Robust and Risk-Averse Accelerated Gradient Methods

Abstract:

In the context of first-order algorithms subject to random gradient noise, we study the trade-offs between the convergence rate (which quantifies how fast the initial conditions are forgotten) and the "risk" of suboptimality, i.e., deviations from the expected suboptimality. We focus on a general class of momentum methods (GMM) that recover popular methods such as gradient descent (GD), accelerated gradient descent (AGD), and the heavy-ball (HB) method as special cases depending on the choice of GMM parameters. We use well-known risk measures "entropic risk" and "entropic value at risk" to quantify the risk of suboptimality. For strongly convex smooth minimization, we first obtain new convergence rate results for GMM with a unified theory that applies to both AGD and HB, improving some of the existing results for HB. We then provide explicit bounds on the entropic risk and entropic value at risk of suboptimality at a given iterate which also provides explicit bounds on the probability that the suboptimality exceeds a given threshold based on Chernoff's inequality. Our results unveil fundamental trade-offs between the convergence rate and the risk of suboptimality and result in Heisenberg-style uncertainty principles.
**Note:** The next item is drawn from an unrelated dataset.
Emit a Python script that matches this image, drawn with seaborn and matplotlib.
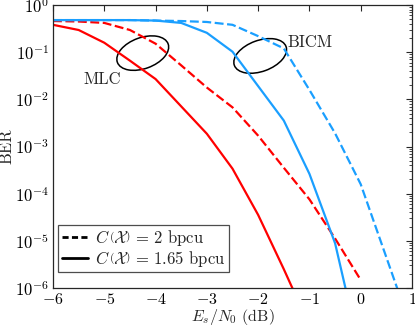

We then plug the entropic risk and convergence rate estimates we obtained in a computationally tractable optimization framework and propose entropic risk-averse GMM (RA-GMM) and entropic risk-averse AGD (RA-AGD) methods that can select the GMM parameters to systematically trade-off the entropic value at risk with the convergence rate. We show that RA-AGD and RA-GMM improve performance on quadratic optimization and logistic regression problems compared to the standard choice of parameters. To our knowledge, our work is the first to resort to coherent measures to design the parameters of momentum methods systematically. We will then discuss how these ideas can be leveraged to develop efficient algorithms for non-convex optimization and min-max optimization problems, including those arising in distributionally robust stochastic optimization..

Bio:

Mert Gurbuzbalaban is an associate professor at Rutgers University. Previously, he was an assistant professor at Rutgers University and a postdoctoral associate at the Laboratory for Information and Decision Systems (LIDS) at MIT. He is broadly interested in optimization and computational science driven by applications in network science and data science. He received his B.Sc. degrees in Electrical Engineering and Mathematics as a valedictorian from Bogazici University, Istanbul, Turkey, the “Diplôme d’ingénieur” degree from École Polytechnique, France, and the M.S. and Ph.D. degrees in Mathematics from the Courant Institute of Mathematical Sciences, New York University.

Dr. Gurbuzbalaban is a recipient of the Dean's Research Award, Dean's Young Research Award and Dean's Summer Fellowship Award at the Rutgers Business School and a co-recipient of the Honorable Mention for the Best Paper Award at the International Conference in Machine Learning (ICML 2019). He also received the Kurt Friedrichs Prize (given by the Courant Institute of New York University for an outstanding thesis) in 2013, Bronze Medal in the École Polytechnique Scientific Project Competition in 2006,  the Nadir Orhan Bengisu Award (given by the electrical-electronics engineering department of Bogazici University to the best graduating undergraduate student) in 2005 and the Bulent Kerim Altay Award from the Electrical-Electronics Engineering Department of Middle East Technical University in 2001. He served as a special issue editor for the Probability in the Engineering and Informational Sciences journal, as a member of the Informs Nicholson Prize Committee in 2021 and as a track chair in Operations Research for the Institute of Industrial and Systems Engineering (IISE) Conference in 2019.